The most recent skirmish has seen the Court of Appeal being called upon to provide some much needed clarity in an area where different local authorities have taken different approaches. R (Fulford Parish Council) v City of York Council and Persimmon Homes (Yorkshire) Ltd [2019] EWCA Civ 1359 considered whether the power to make a non-material amendment under s.96A Town and Country Planning Act 1990 extends to allow non-material changes to reserved matters approvals. The local planning authority (City of York) had approved non-material amendments to house types approved through reserved matters and an amendment to a bat mitigation scheme originally required by a condition attached to the reserved matters approval. The Parish Council challenged those decisions on the basis that the scope of s.96A did not extend so far.

In Fulford the Court of Appeal approached matters in a practical and common sense fashion, holding that the ‘planning permission’ to which s.96A refers consists of a ‘package’. That package includes the grant of planning permission itself together with any conditions, whether those conditions were imposed when planning permission was granted or subsequently: i.e. this includes the approval of reserved matters, whether subject to conditions or not. Consequently, s.96A does include the power to change reserved matters approvals in a non-material way. In reaching this finding, the Court noted that it would be odd if Parliament had intended that it would be lawful to change, say, a house type if a ‘full’ planning permission had been granted originally but unlawful to approve the same non-material change if the same house type had been approved through reserved matters.

Importantly, and consistent with the Government’s obvious intention that s.96A should provide a practical and flexible means for developers to respond to changing circumstances, the Court also confirmed that it is lawful to apply for non-material amendments even after the period for submitting reserved matters has expired. 

Fulford is similarly notable for its confirmation that it is lawful to impose conditions on reserved matters approvals.

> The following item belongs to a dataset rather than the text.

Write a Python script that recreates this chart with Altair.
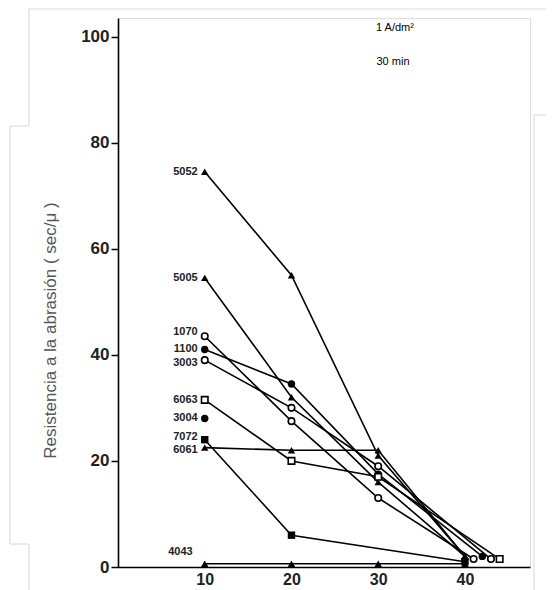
import altair as alt
import pandas as pd

series = ["5052", "5005", "1070", "1100", "3003", "6063", "3004", "7072", "6061", "4043"]
shapes = ["triangle-up", "triangle-up", "circle", "circle", "circle", "square", "circle", "square", "triangle-up", "triangle-up"]
filled = [True, True, False, True, False, False, True, True, True, True]
xs = {
    "5052": [10, 20, 30, 40],
    "5005": [10, 20, 30, 40],
    "1070": [10, 20, 30, 41],
    "1100": [10, 20, 30, 42],
    "3003": [10, 20, 30, 43],
    "6063": [10, 20, 30, 44],
    "3004": [10],
    "7072": [10, 20, 40],
    "6061": [10, 20, 30, 40],
    "4043": [10, 20, 30, 40],
}
ys = {
    "5052": [74.5, 55, 21, 2],
    "5005": [54.5, 32, 16, 2],
    "1070": [43.5, 27.5, 13, 1.5],
    "1100": [41, 34.5, 17.5, 2],
    "3003": [39, 30, 19, 1.5],
    "6063": [31.5, 20, 17, 1.5],
    "3004": [28],
    "7072": [24, 6, 1],
    "6061": [22.5, 22, 22, 2],
    "4043": [0.6, 0.6, 0.6, 0.6],
}
y_ticks = [0, 20, 40, 60, 80, 100]
x_ticks = [10, 20, 30, 40]
y_title = "Resistencia a la abrasión ( sec/μ )"
notes = ["1 A/dm²", "30 min"]

# label vertical nudges (pixels), styling only
label_dy = {"1070": -4, "1100": -1, "3003": 3, "7072": -3, "6061": 2, "4043": -12}

rows = []
for s, sh, f in zip(series, shapes, filled):
    for i, (x, y) in enumerate(zip(xs[s], ys[s])):
        rows.append({"serie": s, "x": x, "y": y, "shape": sh, "filled": f, "first": i == 0})
df = pd.DataFrame(rows)

xsc = alt.Scale(domain=[0, 47.5], nice=False, zero=False)
ysc = alt.Scale(domain=[0, 103.5], nice=False)

base = alt.Chart(df).encode(
    x=alt.X("x:Q", scale=xsc, axis=alt.Axis(
        values=x_ticks, title=None, grid=False, ticks=False, domainColor="black",
        domainWidth=1.6, labelFont="Liberation Sans", labelFontSize=16, labelFontWeight="bold",
        labelColor="#222", labelPadding=4)),
    y=alt.Y("y:Q", scale=ysc, axis=alt.Axis(
        values=y_ticks, title=y_title, grid=False, tickSize=7, tickColor="black", tickWidth=1.5,
        domainColor="black", domainWidth=1.6, labelFont="Liberation Sans", labelFontSize=17,
        labelFontWeight="bold", labelColor="#222", labelPadding=2,
        titleFont="Liberation Sans", titleFontSize=17, titleFontWeight="normal",
        titleColor="#555", titleX=-68, titleY=312, titleAngle=270, titleAlign="center",
        titleBaseline="middle")),
)

lines = base.mark_line(color="black", strokeWidth=1.6).encode(detail="serie:N")

shape_scale = alt.Scale(domain=series, range=shapes)
pts_filled = base.transform_filter("datum.filled").mark_point(
    filled=True, color="black", size=55, opacity=1).encode(
    shape=alt.Shape("serie:N", scale=shape_scale, legend=None))
pts_open = base.transform_filter("!datum.filled").mark_point(
    filled=False, color="black", fill="white", size=42, strokeWidth=1.6, opacity=1).encode(
    shape=alt.Shape("serie:N", scale=shape_scale, legend=None))

label_layers = []
for s in series:
    dx = -12 if s == "4043" else -7
    label_layers.append(
        base.transform_filter(f"datum.first && datum.serie == '{s}'").mark_text(
            align="right", baseline="middle", dx=dx, dy=label_dy.get(s, 0),
            font="Liberation Sans", fontSize=11, fontWeight="bold", color="#222"
        ).encode(text="serie:N")
    )

note1 = alt.Chart(pd.DataFrame({"t": [notes[0]]})).mark_text(
    font="Liberation Sans", fontSize=11, color="black", align="center", baseline="middle"
).encode(text="t:N", x=alt.value(277), y=alt.value(10))
note2 = alt.Chart(pd.DataFrame({"t": [notes[1]]})).mark_text(
    font="Liberation Sans", fontSize=11, color="black", align="center", baseline="middle"
).encode(text="t:N", x=alt.value(275), y=alt.value(44))

# faint scan frame lines (decoration)
frame_segments = [
    (-90, 436, -9, -9), (-89, -89, -9, 108), (-108, -89, 108, 108),
    (-108, -108, 108, 526), (-108, -89, 526, 526), (-89, -89, 526, 575),
    (416, 436, 97, 97), (416, 416, 97, 575),
]
frame = []
for x1, x2, y1, y2 in frame_segments:
    frame.append(alt.Chart(pd.DataFrame({"a": [0]})).mark_rule(color="#dddddd", strokeWidth=1.2).encode(
        x=alt.value(x1), x2=alt.value(x2), y=alt.value(y1), y2=alt.value(y2)))

chart = alt.layer(*frame, lines, pts_filled, pts_open, *label_layers, note1, note2).properties(
    width=412, height=549,
    autosize=alt.AutoSizeParams(type="none"),
    padding={"left": 110, "top": 10, "right": 16, "bottom": 24},
).configure_view(stroke=None).configure(background="white")

chart.save("out.html", embed_options={"renderer": "svg", "actions": False})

This issue arose because the Parish Council made the bold submission that the Planning Acts do not permit conditions to be imposed at reserved matters stage. Local planning authorities and developers across the land can breathe a collective sigh of relief. 

The judgment is a fine example of judicial pragmatism and good common sense producing a result that Parliament plainly would have intended.

Jonathan Easton of Kings Chambers acted for City of York Council in the Court of Appeal.